Docker Multi-Stage Builds: An In-depth Guide


Docker has revolutionized the way we develop, package, and deploy applications. It provides a consistent environment for applications to run, from development to production, reducing the “it works on my machine” problem. One of the most powerful features Docker has introduced is multi-stage builds. This feature helps us create lean, efficient containers without the usual hassle. In this blog post, we will delve into Docker multi-stage builds, their benefits, and best practices. We will also provide an example Dockerfile to illustrate the concept.

What is Docker Multi-Stage Build?

Docker multi-stage build is a feature that allows you to use multiple FROM statements in your Dockerfile. Each FROM statement can use a different base image and starts a new stage of the build. You can selectively copy artifacts from one stage to another, leaving behind everything you don’t need in the final image. This allows you to create smaller, more efficient images by separating the building and packaging processes into different stages.

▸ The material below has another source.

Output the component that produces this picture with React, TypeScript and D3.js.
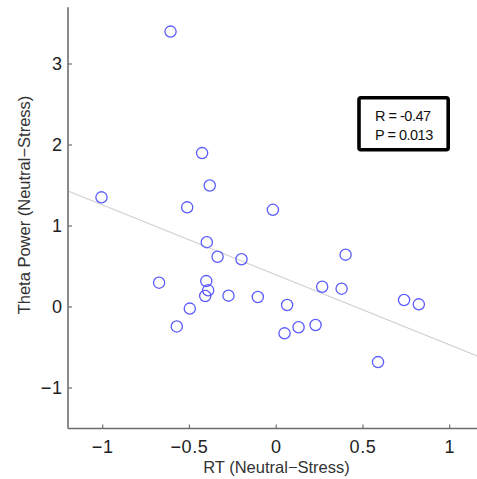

Why Use Docker Multi-Stage Builds?

Before the introduction of multi-stage builds, creating lean Docker images was a bit of a hassle. You had to create separate Dockerfiles for building and running applications, or install unnecessary tools in your production images. Multi-stage builds solve these problems by allowing you to use one Dockerfile to create efficient images. Here are some reasons why you should use Docker multi-stage builds:

  1. Smaller Image Size: By copying only the necessary files from the build stage to the final image, you can significantly reduce the size of your Docker images. Smaller images are faster to push and pull from registries, and they use less disk space.
  2. Separation of Concerns: With multi-stage builds, you can separate the build-time dependencies from the runtime dependencies. This makes your Dockerfile easier to read and maintain.
  3. Security: Smaller images have a smaller attack surface. By excluding unnecessary tools and files, you reduce the potential for security vulnerabilities.

Best Practices

  1. Use Specific Base Images: For each stage, use the most specific base image that includes only what you need for that stage. For example, use a Node.js image for a build stage that involves a Node.js application, and an Alpine image for a lightweight final stage.
  2. Optimize Layer Creation: Docker builds images in layers. To make your builds faster and your images smaller, try to minimize the number of layers by combining commands using &&.
  3. Clean Up After Yourself: In the build stage, clean up unnecessary files and artifacts after you’re done with them. This will make the build cache smaller and faster.

Example Dockerfile

Here’s an example Dockerfile that demonstrates a multi-stage build for a Node.js application:


# ---- Base Node ----
FROM node:14 AS base
WORKDIR /usr/src/app
COPY package*.json ./

# ---- Dependencies ----
FROM base AS dependencies
RUN npm install

# ---- Test ----
# run linters, setup and tests
FROM dependencies AS test
COPY . .
RUN npm run test

# ---- Build ----
FROM dependencies AS build
COPY . .
RUN npm run build

# ---- Release ----
FROM node:14-alpine AS release
WORKDIR /usr/src/app
COPY --from=build /usr/src/app/dist ./dist
CMD ["node", "dist/index.js"]

In this Dockerfile, we have five stages: base, dependencies, test, build, and release. The base stage copies the package.json files. The dependencies stage installs the Node modules. The test stage runs the tests. The build stage builds the application. Finally, the release stage creates the final image that will be used in production. Only the necessary files are copied to the final image, resulting in a smaller, more efficient image.


Docker multi-stage builds are a powerful tool for creating efficient Docker images. They allow you to separate your build and runtime environments, reduce your image size, and improve security. By following best practices and using a well-structured Dockerfile, you can take full advantage of this feature. Happy Dockering!